Three ways to improve customers’ experience and comfort during the sales process
In the past 32 years of reading surveys completed by new-home buyers, I have seen some pretty dicey comments from these consumers. And, as I point out in my recent research article “Consumer Sex in our Model Homes: Pros & Cons,” some of their comments are illogical, at best. After all, how many of us think logically all of the time? My grandmother once reminded me that someone who thinks logically provides a nice contrast to the real world.
Sigmund Freud, the father of psychoanalysis, believed that creating therapeutic anxiety in his patients was a way of accelerating behavior change. This may work if you are a shrink. But for home builders, the last thing we want is an anxious home buyer.
Customers become anxious when uncertainty flourishes. Anxious home buyers are predisposed to procrastinate and become angry, confrontational, or even combative. Our goal should be to make buyers feel calm and trusting of the builder’s team to shepherd them through the purchase process.
In a recent study out of Texas A&M University, researchers identified a unique group of “high-emotion events” that create strong emotions before the service even begins, including car repair, illness, death, airline travel, marriage, birth, home buying/selling, and home renovation.
If buyers are unfamiliar with the purchase process, harbor fears that the deal may go south, and are staring at a long build cycle, it’s easy to see why there’s trepidation. These buyers are “short-fuse” customers, and the situation worsens if expectations for their upcoming journey are poorly set. We need to create predictability for our customers. Our goal should be to reduce—not produce—customers’ anxiety.
Here are three steps to increase customers’ comfort and improve their experience:
1. Believe that EVERY home buyer is anxious about their purchase. If you assume otherwise, you are in denial. Even experienced buyers have concerns. Your team must act as if each buyer is anxious about their purchase experience. Regardless of your buyer’s résumé, title, previous purchase experience, or demeanor, assume a high state of anxiety exists when he or she walks in the door
2. Identify the touch points during the purchase experience that are the most likely “emotional triggers.” Triggers are the elements of the purchase that have the strongest potential for creating uncertainty and anxiety. Your team’s failure to properly set realistic expectations for these events will only create heightened uncertainty, the consequence of which will be fear (and possibly anger).
• Where are the weakest links in your purchase process? Set realistic expectations for your buyers.
• Which elements of the purchase experience are the lowest rated on your home buyer surveys? Fix the problems, but lower buyers’ expectations about what to expect.
• Over 100,000 annual Eliant home buyer surveys confirm that the two elements of the purchase experience that create the highest dissatisfaction (i.e., excessive anxiety) are design selection and mortgage.
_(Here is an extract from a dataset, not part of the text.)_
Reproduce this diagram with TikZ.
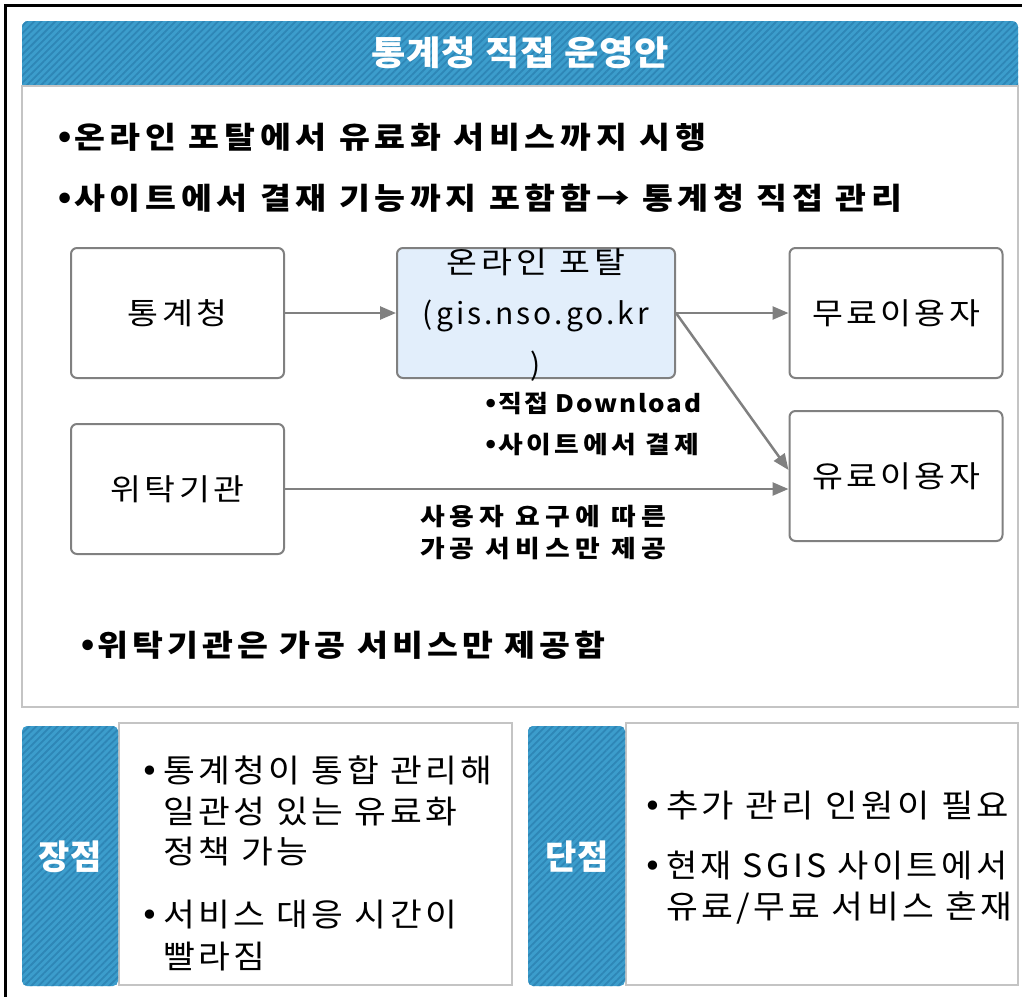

3. Plan ahead and be proactive to reduce buyers’ heightened anxiety at each of these emotional touch points. Start by introducing the buyer to key staff members ASAP after contract. Create biographical fliers—with photos of staff—for distribution by the salesperson, and give buyers advance information about what to expect as much as possible. Also, bring in the superintendent and customer service representative to meet the buyer at contract signing.
Photography is important, as well. Take a photo of buyers as they hold up their signed contract in your sales office. Print, frame, and give them the photo during their initial design selection session. Also, take photos of a home four or five times during the build and email them to the buyer; never promise this service to your customers, just do it. However, you should promise and deliver one status update to each buyer at least once every two weeks.
During the walk-through, offer drinks in a cooler with your brand on it. For dog owners, get a dog tag with the dog’s name and buyer’s new address and present it to the buyer during the final orientation or document signing.
Even Freud once admitted that “sometimes a cigar is just a cigar.” In other words, make an effort, but don’t overcomplicate things.